- Developer(s): Gunslinger Studios
- Publisher(s): Wargaming Mobile
- Director(s): Tim Harris
- Designer(s): Kyle Marks
- Programmer(s): Mike Dekoekkoek
- Artist(s): Mitch Miller, Prashant Patil, Sarah Chiappetta
- Writer(s): John Scalzi
- Composer(s): Steve Slivka
- Engine: Unreal Engine
- Platform(s): iOS, Android
- Genre(s): Role-playing
- Mode(s): Single-player, multiplayer

= Exiles of Embermark =

Exiles of Embermark (abbreviated EoE) is an upcoming fantasy role-playing video game. Described as being a PVP RPG tailored for one-handed mobile play, Exiles is primarily developed by Tim Harris as creative director, Mike Dekoekkoek as lead technical designer, and Kyle Marks as designer.

== Gameplay ==

Exiles of Embermark will have PvP combat, character customization, crafting, Houses (for cooperative play) a game world with PvE battles, live events and spectator mode for viewing and eSports. The game and narrative will be constantly updated with events, quests and content that is generated from the performance of the player base. Viewership from spectator mode will be within the game as well as on streaming sites and applications. As of April 2016, the game's features are still under development and may change.

The main focus of the game is developing a character by honing their skills and abilities, and utilizing various weapons and gear. It is playable in portrait and only requires one thumb to play, without any unnecessary stretching across the screen or needing to use another finger. According to Touch Arcade, "basically, a 'perfect' mobile game that can be whipped out at any time and enjoyed. To that end, even though their goal is real-time multiplayer battles that last less than a minute, they want every action you perform in Exiles of Embermark to be meaningful and work towards your character's development in some way, whether you're playing a short session or a long one." Over time, the player Characters will build up a camp and recruit followers (NPCs) that quest for loot, improve the Character and acquire useful information even when the player is not actively playing.

Organized competitive play will include daily and weekly standing events where Characters compete against computer-controlled enemies for rewards as well as scheduled multiplayer events and leagues for higher levels of competition. Players will organize themselves into teams within their Houses as well as in league play to compete for collective rewards.

== Development ==
The existence of Exiles of Embermark was publicly announced on February 3, 2016, by Pasadena, California-based developer Gunslinger Studios. It is the first of a series of battle RPG games, each of which will expand on the competitive gameplay of Exiles.

Exiles is a Season-based game, and with each Season comes a story arc that is determined by a combination of events designed by the Gunslinger team and the ongoing performance of the players. As the game progresses, players will drive the narrative forward together with the Quests they choose to undertake, the Battles they win and lose, and how they contribute to their Houses.

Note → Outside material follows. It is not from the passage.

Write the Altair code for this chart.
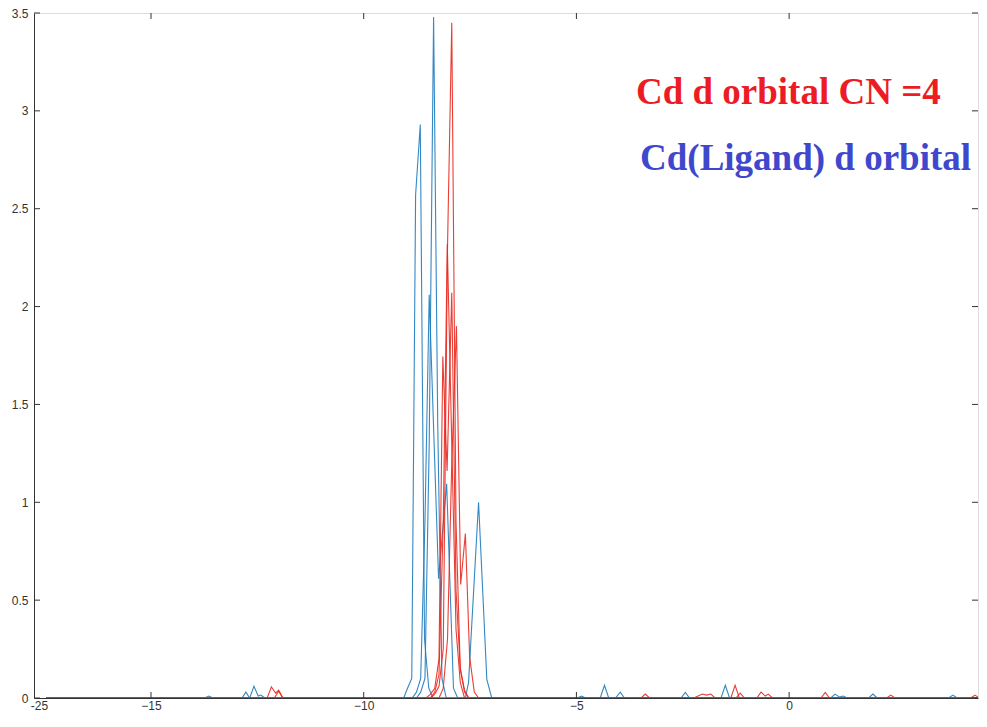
import altair as alt
import pandas as pd

# ---------------- data (energies in eV, PDOS values) ----------------
B1_E = [-17.46, -12.86, -12.77, -12.68, -8.76, -8.66, -8.56, -8.46, -8.357, -8.26, -8.16, -8.06, -4.44, -4.34, -4.24, 4.55]
B1_V = [0, 0, 0.03, 0, 0, 0.03, 0.1, 1.3, 3.48, 1.4, 0.1, 0, 0, 0.065, 0, 0]

B2_E = [-17.46, -13.74, -13.64, -13.54, -9.06, -8.97, -8.87, -8.78, -8.67, -8.57, -8.47, -8.37, -1.60, -1.50, -1.40, 4.55]
B2_V = [0, 0, 0.01, 0, 0, 0.05, 0.1, 2.57, 2.93, 0.3, 0.05, 0, 0, 0.065, 0, 0]

B3_E = [-17.46, -12.68, -12.58, -12.48, -12.42, -12.32, -8.86, -8.76, -8.66, -8.56, -8.46, -8.24, -8.05, -7.89, -7.79,
        -4.08, -3.97, -3.87, -2.54, -2.44, -2.34, 4.55]
B3_V = [0, 0, 0.06, 0.01, 0.015, 0, 0, 0.03, 0.1, 0.9, 2.06, 0.61, 1.095, 0.05, 0,
        0, 0.03, 0, 0, 0.028, 0, 0]

B4_E = [-17.46, -7.71, -7.61, -7.535, -7.30, -7.106, -6.99, -4.98, -4.88, -4.78, 0.98, 1.08, 1.18, 1.27, 1.37,
        1.87, 1.97, 2.07, 3.75, 3.85, 3.95, 4.55]
B4_V = [0, 0, 0.0, 0.08, 1.0, 0.095, 0, 0, 0.01, 0, 0, 0.02, 0.005, 0.01, 0,
        0, 0.02, 0, 0, 0.015, 0, 0]

R1_E = [-17.46, -12.27, -12.17, -12.07, -12.0, -11.9, -8.43, -8.33, -8.23, -8.13, -8.03, -7.93, -7.83, -7.73, -7.63, -7.53,
        -1.37, -1.27, -1.17, 4.55]
R1_V = [0, 0, 0.057, 0.025, 0.04, 0, 0, 0.02, 0.06, 0.25, 2.3, 3.45, 0.9, 0.15, 0.03, 0,
        0, 0.065, 0, 0]

R2_E = [-17.46, -12.1, -12.0, -11.9, -8.53, -8.43, -8.33, -8.23, -8.14, -8.04, -7.93, -7.83, -7.73, -7.63, -7.53,
        -3.48, -3.38, -3.28, -0.76, -0.66, -0.56, -0.49, -0.39, 4.55]
R2_V = [0, 0, 0.035, 0, 0, 0.02, 0.05, 0.2, 1.745, 1.16, 2.07, 0.55, 0.15, 0.04, 0,
        0, 0.02, 0, 0, 0.03, 0.01, 0.02, 0, 0]

R3_E = [-17.46, -8.43, -8.33, -8.23, -8.13, -8.035, -7.93, -7.83, -7.73, -7.63, -2.24, -2.14, -2.04, -1.94, -1.84, -1.74,
        -1.25, -1.15, -1.05, 0.75, 0.85, 0.95, 4.27, 4.37, 4.47, 4.55]
R3_V = [0, 0, 0.03, 0.12, 0.9, 2.32, 1.3, 0.35, 0.08, 0, 0, 0.01, 0.02, 0.015, 0.02, 0,
        0, 0.025, 0, 0, 0.028, 0, 0, 0.015, 0, 0]

R4_E = [-17.46, -8.23, -8.13, -8.03, -7.93, -7.82, -7.72, -7.61, -7.51, -7.40, -7.30, 2.29, 2.39, 2.49, 4.55]
R4_V = [0, 0, 0.05, 0.3, 1.2, 1.9, 0.58, 0.84, 0.21, 0.03, 0, 0, 0.015, 0, 0]

SERIES = [
    ("B1", "blue", B1_E, B1_V), ("B2", "blue", B2_E, B2_V),
    ("B3", "blue", B3_E, B3_V), ("B4", "blue", B4_E, B4_V),
    ("R1", "red", R1_E, R1_V), ("R2", "red", R2_E, R2_V),
    ("R3", "red", R3_E, R3_V), ("R4", "red", R4_E, R4_V),
]

X_TICKS = [-15, -10, -5, 0]
X_LABEL_VALUES = [-17.75, -15, -10, -5, 0]
Y_TICKS = [0, 0.5, 1, 1.5, 2, 2.5, 3, 3.5]

LABEL_TEXT = ["Cd d orbital CN =4", "Cd(Ligand) d orbital"]
LABEL_E = [-3.60, -3.505]
LABEL_V = [3.035, 2.698]
LABEL_COLOR = ["#ED1C24", "#3F48CC"]

# ---------------- build ----------------
rows = []
for name, grp, es, vs in SERIES:
    for i, (e, v) in enumerate(zip(es, vs)):
        rows.append({"E": e, "v": v, "series": name, "grp": grp, "i": i})
df = pd.DataFrame(rows)

W, H = 944, 685
xs = alt.Scale(domain=[-17.75, 4.44], nice=False, zero=False)
ys = alt.Scale(domain=[0, 3.5], nice=False, zero=False)
font = "Liberation Sans"
x_axis = alt.Axis(values=X_LABEL_VALUES, ticks=False, grid=False, domain=True, domainColor="#333",
                  labelFlush=False, labelPadding=2, labelFont=font, labelFontSize=12, labelColor="#333",
                  labelExpr="datum.value < -17 ? '-25' : datum.label", zindex=1, labelOverlap=False,
                  labelOffset={"condition": {"test": "datum.value < -17", "value": 5}, "value": 0})
y_axis = alt.Axis(values=Y_TICKS, ticks=False, grid=False, domain=True, domainColor="#333", format="~g",
                  labelFlush=False, labelPadding=6, labelFont=font, labelFontSize=12, labelColor="#333",
                  zindex=1, labelOverlap=False)

X = lambda: alt.X("E:Q", scale=xs, axis=x_axis, title=None)
Y = lambda: alt.Y("v:Q", scale=ys, axis=y_axis, title=None)

lines = alt.Chart(df).mark_line(strokeWidth=1.1, opacity=0.9, clip=True).encode(
    x=X(), y=Y(),
    color=alt.Color("grp:N", scale=alt.Scale(domain=["blue", "red"], range=["#1f7bbd", "#e8291f"]), legend=None),
    detail="series:N",
    order="i:Q",
)

xt = pd.DataFrame({"E": X_TICKS})
yt = pd.DataFrame({"v": Y_TICKS})
tick_color = "#333"
top_ticks = alt.Chart(xt).mark_rule(color=tick_color).encode(x=X(), y=alt.value(0), y2=alt.value(6))
bot_ticks = alt.Chart(xt).mark_rule(color=tick_color).encode(x=X(), y=alt.value(H), y2=alt.value(H - 6))
left_ticks = alt.Chart(yt).mark_rule(color=tick_color).encode(y=Y(), x=alt.value(0), x2=alt.value(6))
right_ticks = alt.Chart(yt).mark_rule(color=tick_color).encode(y=Y(), x=alt.value(W), x2=alt.value(W - 6))

labels_df = pd.DataFrame({"E": LABEL_E, "v": LABEL_V, "t": LABEL_TEXT, "c": LABEL_COLOR})
labels = alt.Chart(labels_df).mark_text(
    font="Liberation Serif", fontWeight="bold", fontSize=37, align="left", baseline="alphabetic"
).encode(x=X(), y=Y(), text="t:N", color=alt.Color("c:N", scale=None))

chart = alt.layer(lines, top_ticks, bot_ticks, left_ticks, right_ticks, labels).properties(
    width=W, height=H,
    autosize=alt.AutoSizeParams(type="none"),
    padding={"left": 26, "top": 5, "right": 1, "bottom": 16},
).configure_view(stroke="#333", strokeWidth=1).configure(background="white")

chart.save("out.html", embed_options={"renderer": "svg", "actions": False})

Many elements within the game will be partially crowdsourced, and community members will have a chance to contribute to everything from the design of items to character abilities to zones of the gameworld itself. Players will have the opportunity to increase their community Rank (separate from PvP Rank), which will get them exclusive benefits in the game when it launches, and, on top of that, their collective voice in whatever House they choose will help shape the game.